◆ RAW DATA:
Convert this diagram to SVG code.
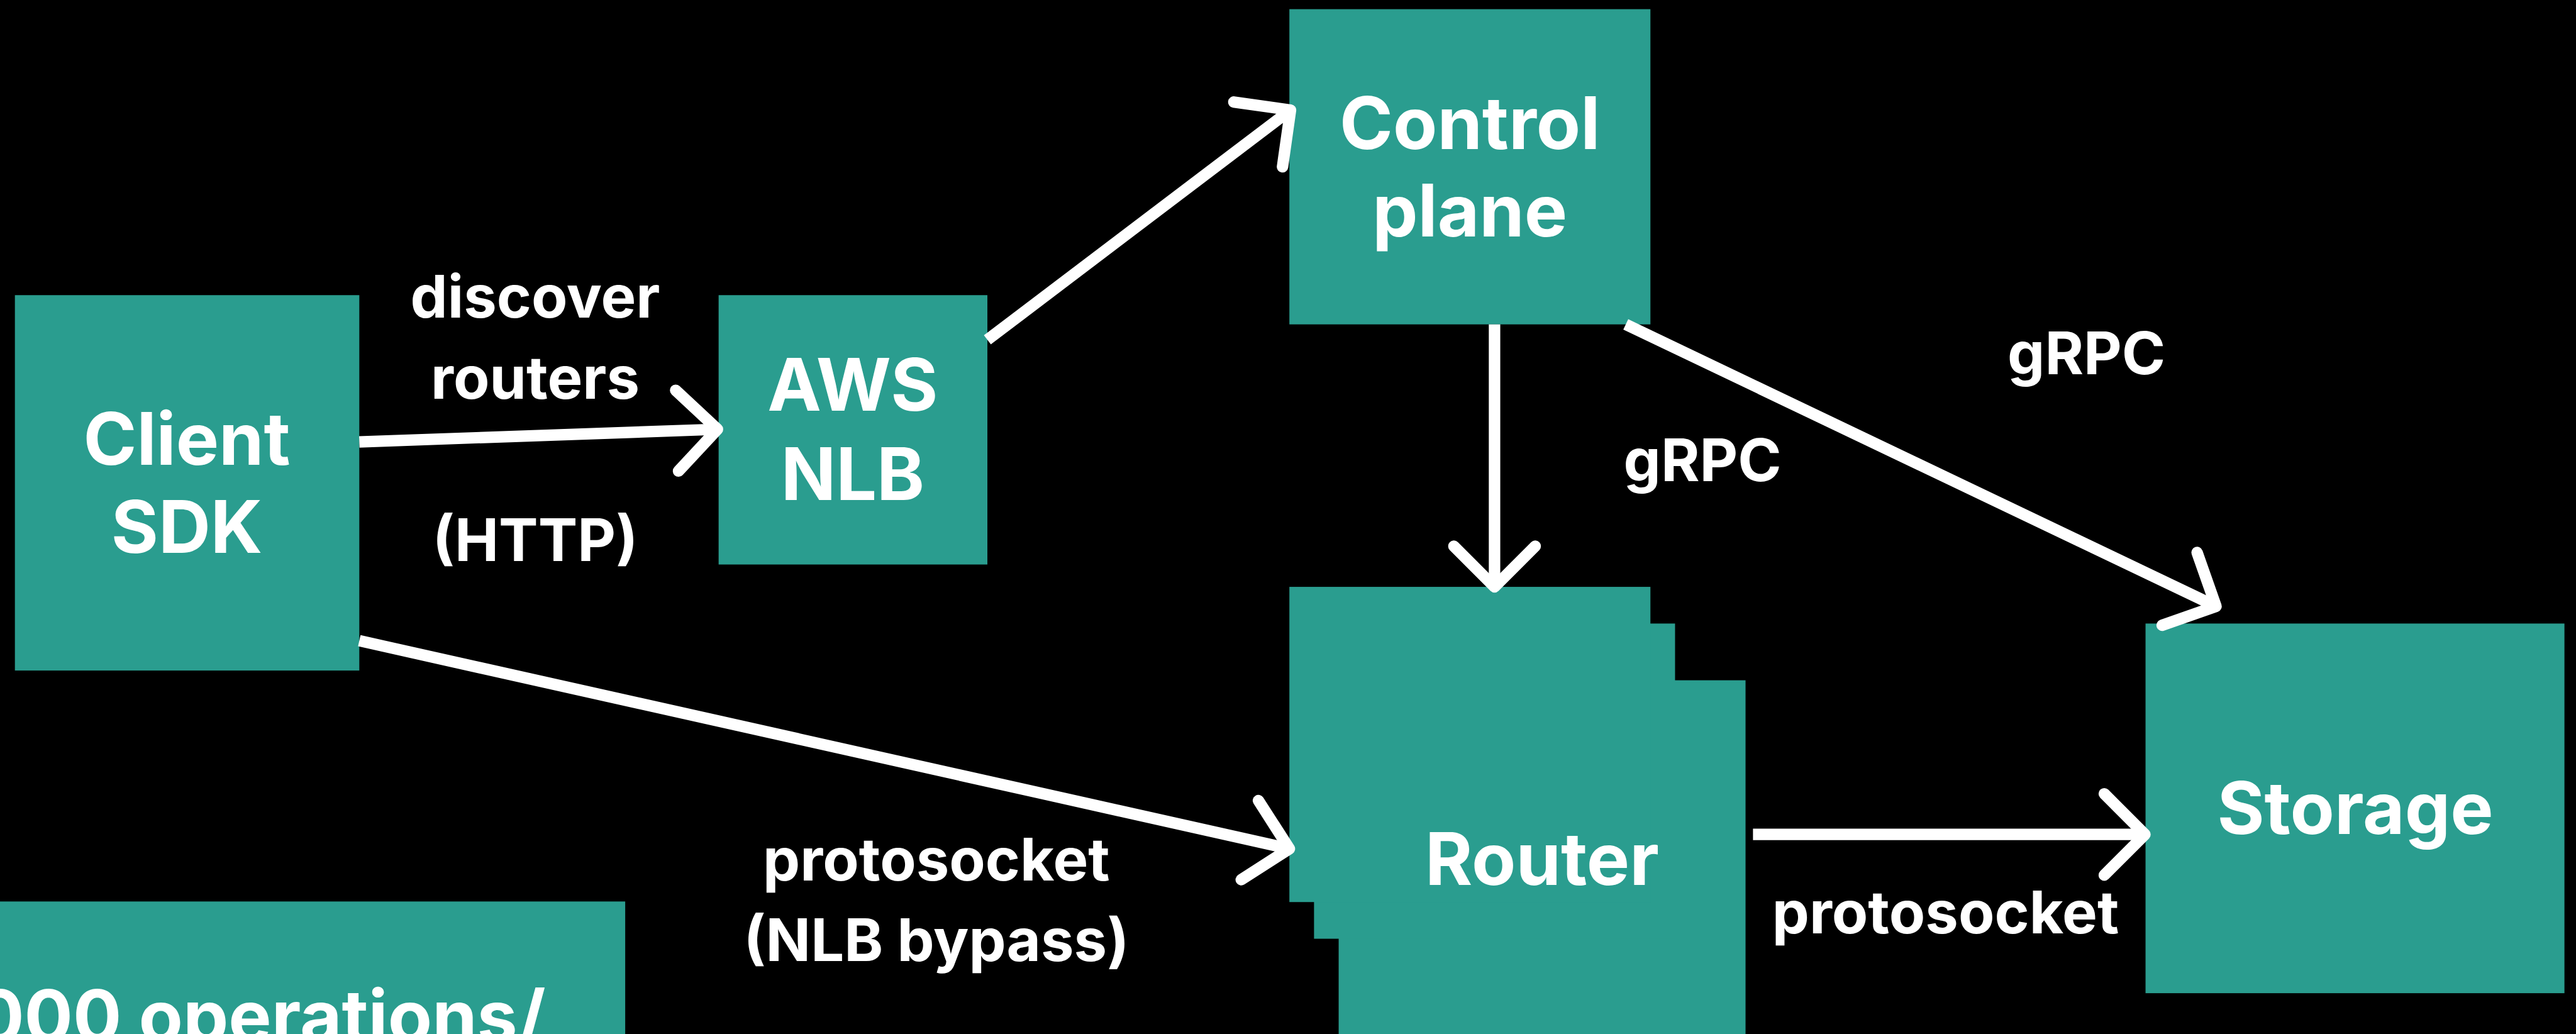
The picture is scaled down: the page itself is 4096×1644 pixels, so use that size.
<svg xmlns="http://www.w3.org/2000/svg" width="4096" height="1644" viewBox="0 0 4096 1644">
<style>
.node{fill:#2a9d8f}
.nt{font-family:Inter,"Liberation Sans",sans-serif;font-weight:700;font-size:126px;fill:#fff;text-anchor:middle}
.lt{font-family:Inter,"Liberation Sans",sans-serif;font-weight:700;font-size:103px;fill:#fff;text-anchor:middle}
.shaft{fill:none;stroke:#fff;stroke-width:20;stroke-linecap:butt}
.head{fill:none;stroke:#fff;stroke-width:20;stroke-linecap:round;stroke-linejoin:round}
</style>
<rect x="0" y="0" width="4096" height="1644" fill="#000"/>
<g transform="scale(0.9112)">
<g id="client-sdk">
<rect class="node" x="26" y="515" width="601" height="655"/>
<text class="nt" x="326" y="811">Client</text>
<text class="nt" x="326" y="965">SDK</text>
</g>
<g id="aws-nlb">
<rect class="node" x="1254" y="515" width="469" height="470"/>
<text class="nt" x="1488" y="717">AWS</text>
<text class="nt" x="1488" y="872">NLB</text>
</g>
<g id="control-plane">
<rect class="node" x="2250" y="16" width="630" height="550"/>
<text class="nt" x="2565" y="260">Control</text>
<text class="nt" x="2565" y="413">plane</text>
</g>
<g id="router">
<rect class="node" x="2336" y="1187" width="710" height="630"/>
<rect class="node" x="2293" y="1088" width="630" height="550"/>
<rect class="node" x="2250" y="1024" width="630" height="550"/>
<text class="nt" x="2691" y="1544">Router</text>
</g>
<g id="storage">
<rect class="node" x="3744" y="1088" width="731" height="645"/>
<text class="nt" x="4110" y="1455">Storage</text>
</g>
<g id="throughput">
<rect class="node" x="-20" y="1573" width="1111" height="250"/>
<text class="nt" x="952" y="1819" style="text-anchor:end">000 operations/</text>
</g>
<g id="connectors">
<line class="shaft" x1="627" y1="771" x2="1252" y2="749"/>
<polyline class="head" points="1179,681 1252,749 1184,822"/>
<line class="shaft" x1="1723" y1="593" x2="2252" y2="192"/>
<polyline class="head" points="2153,178 2252,192 2238,291"/>
<line class="shaft" x1="2608" y1="566" x2="2608" y2="1024"/>
<polyline class="head" points="2537,953 2608,1024 2679,953"/>
<line class="shaft" x1="2837" y1="566" x2="3867" y2="1058"/>
<polyline class="head" points="3834,964 3867,1058 3773,1091"/>
<line class="shaft" x1="627" y1="1118" x2="2250" y2="1481"/>
<polyline class="head" points="2196,1397 2250,1481 2166,1535"/>
<line class="shaft" x1="3059" y1="1456" x2="3743" y2="1456"/>
<polyline class="head" points="3672,1385 3743,1456 3672,1527"/>
<text class="lt" x="934" y="554">discover</text>
<text class="lt" x="934" y="696">routers</text>
<text class="lt" x="934" y="979">(HTTP)</text>
<text class="lt" x="2971" y="840">gRPC</text>
<text class="lt" x="3641" y="653">gRPC</text>
<text class="lt" x="3395" y="1629">protosocket</text>
<text class="lt" x="1634" y="1536">protosocket</text>
<text class="lt" x="1634" y="1677">(NLB bypass)</text>
</g>
</g>
</svg>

◆ DO THIS: The listing above needs to be output again exactly. Don't include the pictures.

◆ SOLUTION TO THIS TASK:
Convert this diagram to SVG code.
The picture is scaled down: the page itself is 4096×1644 pixels, so use that size.
<svg xmlns="http://www.w3.org/2000/svg" width="4096" height="1644" viewBox="0 0 4096 1644">
<style>
.node{fill:#2a9d8f}
.nt{font-family:Inter,"Liberation Sans",sans-serif;font-weight:700;font-size:126px;fill:#fff;text-anchor:middle}
.lt{font-family:Inter,"Liberation Sans",sans-serif;font-weight:700;font-size:103px;fill:#fff;text-anchor:middle}
.shaft{fill:none;stroke:#fff;stroke-width:20;stroke-linecap:butt}
.head{fill:none;stroke:#fff;stroke-width:20;stroke-linecap:round;stroke-linejoin:round}
</style>
<rect x="0" y="0" width="4096" height="1644" fill="#000"/>
<g transform="scale(0.9112)">
<g id="client-sdk">
<rect class="node" x="26" y="515" width="601" height="655"/>
<text class="nt" x="326" y="811">Client</text>
<text class="nt" x="326" y="965">SDK</text>
</g>
<g id="aws-nlb">
<rect class="node" x="1254" y="515" width="469" height="470"/>
<text class="nt" x="1488" y="717">AWS</text>
<text class="nt" x="1488" y="872">NLB</text>
</g>
<g id="control-plane">
<rect class="node" x="2250" y="16" width="630" height="550"/>
<text class="nt" x="2565" y="260">Control</text>
<text class="nt" x="2565" y="413">plane</text>
</g>
<g id="router">
<rect class="node" x="2336" y="1187" width="710" height="630"/>
<rect class="node" x="2293" y="1088" width="630" height="550"/>
<rect class="node" x="2250" y="1024" width="630" height="550"/>
<text class="nt" x="2691" y="1544">Router</text>
</g>
<g id="storage">
<rect class="node" x="3744" y="1088" width="731" height="645"/>
<text class="nt" x="4110" y="1455">Storage</text>
</g>
<g id="throughput">
<rect class="node" x="-20" y="1573" width="1111" height="250"/>
<text class="nt" x="952" y="1819" style="text-anchor:end">000 operations/</text>
</g>
<g id="connectors">
<line class="shaft" x1="627" y1="771" x2="1252" y2="749"/>
<polyline class="head" points="1179,681 1252,749 1184,822"/>
<line class="shaft" x1="1723" y1="593" x2="2252" y2="192"/>
<polyline class="head" points="2153,178 2252,192 2238,291"/>
<line class="shaft" x1="2608" y1="566" x2="2608" y2="1024"/>
<polyline class="head" points="2537,953 2608,1024 2679,953"/>
<line class="shaft" x1="2837" y1="566" x2="3867" y2="1058"/>
<polyline class="head" points="3834,964 3867,1058 3773,1091"/>
<line class="shaft" x1="627" y1="1118" x2="2250" y2="1481"/>
<polyline class="head" points="2196,1397 2250,1481 2166,1535"/>
<line class="shaft" x1="3059" y1="1456" x2="3743" y2="1456"/>
<polyline class="head" points="3672,1385 3743,1456 3672,1527"/>
<text class="lt" x="934" y="554">discover</text>
<text class="lt" x="934" y="696">routers</text>
<text class="lt" x="934" y="979">(HTTP)</text>
<text class="lt" x="2971" y="840">gRPC</text>
<text class="lt" x="3641" y="653">gRPC</text>
<text class="lt" x="3395" y="1629">protosocket</text>
<text class="lt" x="1634" y="1536">protosocket</text>
<text class="lt" x="1634" y="1677">(NLB bypass)</text>
</g>
</g>
</svg>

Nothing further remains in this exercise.